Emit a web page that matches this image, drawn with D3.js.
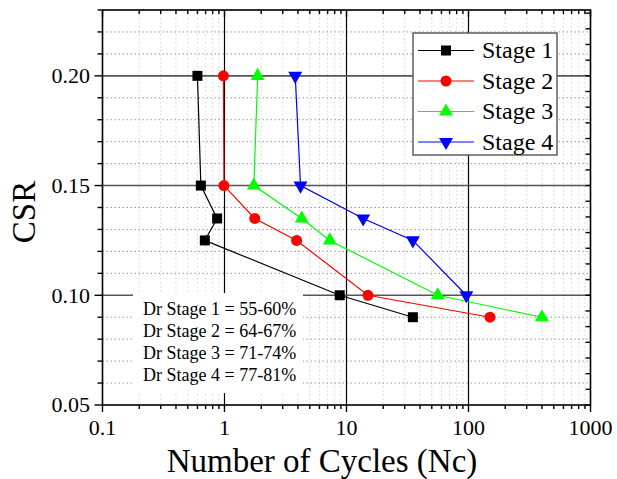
<!DOCTYPE html>
<html>
<head>
<meta charset="utf-8">
<script src="https://cdn.jsdelivr.net/npm/d3@7"></script>
<style>
  html, body { margin: 0; padding: 0; background: #fff; }
  svg { display: block; }
  svg text { font-family: "Liberation Serif", "Times New Roman", serif; }
</style>
</head>
<body>
<svg id="chart" width="617" height="479"></svg>
<script>
// CSR levels shared by all four stages
const csr = [0.20, 0.15, 0.135, 0.125, 0.10, 0.09];

// Number of cycles to liquefaction for each stage
const stage1 = [0.60, 0.64, 0.87, 0.69, 8.8, 35];
const stage2 = [0.98, 0.99, 1.77, 3.9, 15, 150];
const stage3 = [1.87, 1.74, 4.3, 7.3, 56, 400];
const stage4 = [3.8, 4.2, 13.7, 35, 96];

const seriesNames = ["Stage 1", "Stage 2", "Stage 3", "Stage 4"];
const seriesColors = ["#000000", "#ff0000", "#00ff00", "#0000ff"];
const seriesSymbols = ["square", "circle", "triangle", "triangleDown"];

const xTickLabels = ["0.1", "1", "10", "100", "1000"];
const yTickLabels = ["0.05", "0.10", "0.15", "0.20"];

const noteLines = [
  "Dr Stage 1 = 55-60%",
  "Dr Stage 2 = 64-67%",
  "Dr Stage 3 = 71-74%",
  "Dr Stage 4 = 77-81%"
];

const FONT = "Liberation Serif";
const svg = d3.select("#chart");
const L = 102.5, R = 590.5, T = 10, B = 405;

const x = d3.scaleLog().domain([0.1, 1000]).range([L, R]);
const y = d3.scaleLinear().domain([0.05, 0.23]).range([B, T]);

const xMajor = xTickLabels.map(Number);
const xMinor = [];
for (let e = -1; e < 3; e++) for (let k = 2; k <= 9; k++) xMinor.push(k * Math.pow(10, e));
const yMajor = yTickLabels.map(Number);
const yMinor = d3.range(0, 19).map(i => +(0.05 + i * 0.01).toFixed(3)).filter(v => !yMajor.includes(v));
const yRight = d3.range(0, 26).map(i => 0.05 + i * 0.05 / 7).filter(v => v <= 0.2305);

// minor grid
const grid = svg.append("g");
grid.selectAll(".vmin").data(xMinor).join("line")
  .attr("x1", d => x(d)).attr("x2", d => x(d)).attr("y1", T).attr("y2", B)
  .attr("stroke", "#d4d4d4").attr("stroke-width", 1).attr("stroke-dasharray", "1.5,2.5");
grid.selectAll(".hmin").data(yMinor).join("line")
  .attr("x1", L).attr("x2", R).attr("y1", d => y(d)).attr("y2", d => y(d))
  .attr("stroke", "#999").attr("stroke-width", 1).attr("stroke-dasharray", "1.5,2.5");
// major grid
grid.selectAll(".vmaj").data(xMajor.slice(1, -1)).join("line")
  .attr("x1", d => x(d)).attr("x2", d => x(d)).attr("y1", T).attr("y2", B)
  .attr("stroke", "#000").attr("stroke-width", 1.2);
grid.selectAll(".hmaj").data(yMajor.slice(1)).join("line")
  .attr("x1", L).attr("x2", R).attr("y1", d => y(d)).attr("y2", d => y(d))
  .attr("stroke", "#555").attr("stroke-width", 1.6);

// note box (white background over the grid)
const noteG = svg.append("g");
noteG.append("rect").attr("x", 133).attr("y", 293).attr("width", 170).attr("height", 100).attr("fill", "#fff");
noteG.selectAll("text").data(noteLines).join("text")
  .attr("x", 143).attr("y", (d, i) => 315 + i * 22)
  .attr("font-family", FONT).attr("font-size", 18).attr("fill", "#000").text(d => d);

// series
const symbolType = {
  square: d3.symbolSquare, circle: d3.symbolCircle,
  triangle: d3.symbolTriangle, triangleDown: d3.symbolTriangle
};
const symbolSize = { square: 100, circle: 95, triangle: 85, triangleDown: 85 };
function drawSymbol(g, kind, color) {
  const p = g.append("path").attr("d", d3.symbol().type(symbolType[kind]).size(symbolSize[kind])())
    .attr("fill", color);
  if (kind === "triangleDown") p.attr("transform", "rotate(180)");
  return p;
}

const allSeries = [stage1, stage2, stage3, stage4];
const line = d3.line().x(d => x(d[0])).y(d => y(d[1]));
allSeries.forEach((vals, si) => {
  const pts = vals.map((v, i) => [v, csr[i]]);
  const g = svg.append("g");
  g.append("path").attr("d", line(pts)).attr("fill", "none")
    .attr("stroke", seriesColors[si]).attr("stroke-width", 1.2);
  pts.forEach(p => {
    const mg = g.append("g").attr("transform", `translate(${x(p[0])},${y(p[1])})`);
    drawSymbol(mg, seriesSymbols[si], seriesColors[si]);
  });
});

// frame
svg.append("rect").attr("x", L).attr("y", T).attr("width", R - L).attr("height", B - T)
  .attr("fill", "none").attr("stroke", "#000").attr("stroke-width", 1.6);

// axes
const ax = svg.append("g").attr("stroke", "#000").attr("stroke-width", 1.4);
// bottom: outward ticks
ax.selectAll(".bmaj").data(xMajor).join("line")
  .attr("x1", d => x(d)).attr("x2", d => x(d)).attr("y1", B).attr("y2", B + 7);
ax.selectAll(".bmin").data(xMinor).join("line")
  .attr("x1", d => x(d)).attr("x2", d => x(d)).attr("y1", B).attr("y2", B + 4);
// top: inward ticks
ax.selectAll(".tmaj").data(xMajor).join("line")
  .attr("x1", d => x(d)).attr("x2", d => x(d)).attr("y1", T).attr("y2", T + 7);
ax.selectAll(".tmin").data(xMinor).join("line")
  .attr("x1", d => x(d)).attr("x2", d => x(d)).attr("y1", T).attr("y2", T + 4);
// left: outward ticks
ax.selectAll(".lmaj").data(yMajor).join("line")
  .attr("x1", L - 8).attr("x2", L).attr("y1", d => y(d)).attr("y2", d => y(d));
ax.selectAll(".lmin").data(yMinor).join("line")
  .attr("x1", L - 5).attr("x2", L).attr("y1", d => y(d)).attr("y2", d => y(d));
// right: inward ticks
ax.selectAll(".rt").data(yRight).join("line")
  .attr("x1", R - 5).attr("x2", R).attr("y1", d => y(d)).attr("y2", d => y(d));

// tick labels
svg.append("g").selectAll("text").data(xTickLabels).join("text")
  .attr("x", d => x(+d)).attr("y", 435).attr("text-anchor", "middle")
  .attr("font-family", FONT).attr("font-size", 22).text(d => d);
svg.append("g").selectAll("text").data(yTickLabels).join("text")
  .attr("x", 90).attr("y", d => y(+d)).attr("dy", "0.34em").attr("text-anchor", "end")
  .attr("font-family", FONT).attr("font-size", 22).text(d => d);

// axis titles
svg.append("text").attr("x", 322).attr("y", 472).attr("text-anchor", "middle")
  .attr("font-family", FONT).attr("font-size", 33).text("Number of Cycles (Nc)");
svg.append("text").attr("transform", "translate(35,212) rotate(-90)")
  .attr("text-anchor", "middle").attr("font-family", FONT).attr("font-size", 33).text("CSR");

// legend
const lg = svg.append("g");
lg.append("rect").attr("x", 413).attr("y", 33).attr("width", 144).attr("height", 122)
  .attr("fill", "#fff").attr("stroke", "#555").attr("stroke-width", 1.4);
seriesNames.forEach((name, i) => {
  const cy = 50.5 + i * 30.5;
  lg.append("line").attr("x1", 418).attr("x2", 474).attr("y1", cy).attr("y2", cy)
    .attr("stroke", seriesColors[i]).attr("stroke-width", 1.2);
  const mg = lg.append("g").attr("transform", `translate(446,${cy})`);
  drawSymbol(mg, seriesSymbols[i], seriesColors[i]);
  lg.append("text").attr("x", 482).attr("y", cy).attr("dy", "0.33em")
    .attr("font-family", FONT).attr("font-size", 24).text(name);
});
</script>
</body>
</html>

* **Task objective**:
Could the lines from the top of the material through the line with "const y = d3.scaleLinear().domain([0.05, 0.23]).range([B, T]);" be repeated exactly, pictures left out?

* **Result for this exercise**:
Emit a web page that matches this image, drawn with D3.js.
<!DOCTYPE html>
<html>
<head>
<meta charset="utf-8">
<script src="https://cdn.jsdelivr.net/npm/d3@7"></script>
<style>
  html, body { margin: 0; padding: 0; background: #fff; }
  svg { display: block; }
  svg text { font-family: "Liberation Serif", "Times New Roman", serif; }
</style>
</head>
<body>
<svg id="chart" width="617" height="479"></svg>
<script>
// CSR levels shared by all four stages
const csr = [0.20, 0.15, 0.135, 0.125, 0.10, 0.09];

// Number of cycles to liquefaction for each stage
const stage1 = [0.60, 0.64, 0.87, 0.69, 8.8, 35];
const stage2 = [0.98, 0.99, 1.77, 3.9, 15, 150];
const stage3 = [1.87, 1.74, 4.3, 7.3, 56, 400];
const stage4 = [3.8, 4.2, 13.7, 35, 96];

const seriesNames = ["Stage 1", "Stage 2", "Stage 3", "Stage 4"];
const seriesColors = ["#000000", "#ff0000", "#00ff00", "#0000ff"];
const seriesSymbols = ["square", "circle", "triangle", "triangleDown"];

const xTickLabels = ["0.1", "1", "10", "100", "1000"];
const yTickLabels = ["0.05", "0.10", "0.15", "0.20"];

const noteLines = [
  "Dr Stage 1 = 55-60%",
  "Dr Stage 2 = 64-67%",
  "Dr Stage 3 = 71-74%",
  "Dr Stage 4 = 77-81%"
];

const FONT = "Liberation Serif";
const svg = d3.select("#chart");
const L = 102.5, R = 590.5, T = 10, B = 405;

const x = d3.scaleLog().domain([0.1, 1000]).range([L, R]);
const y = d3.scaleLinear().domain([0.05, 0.23]).range([B, T]);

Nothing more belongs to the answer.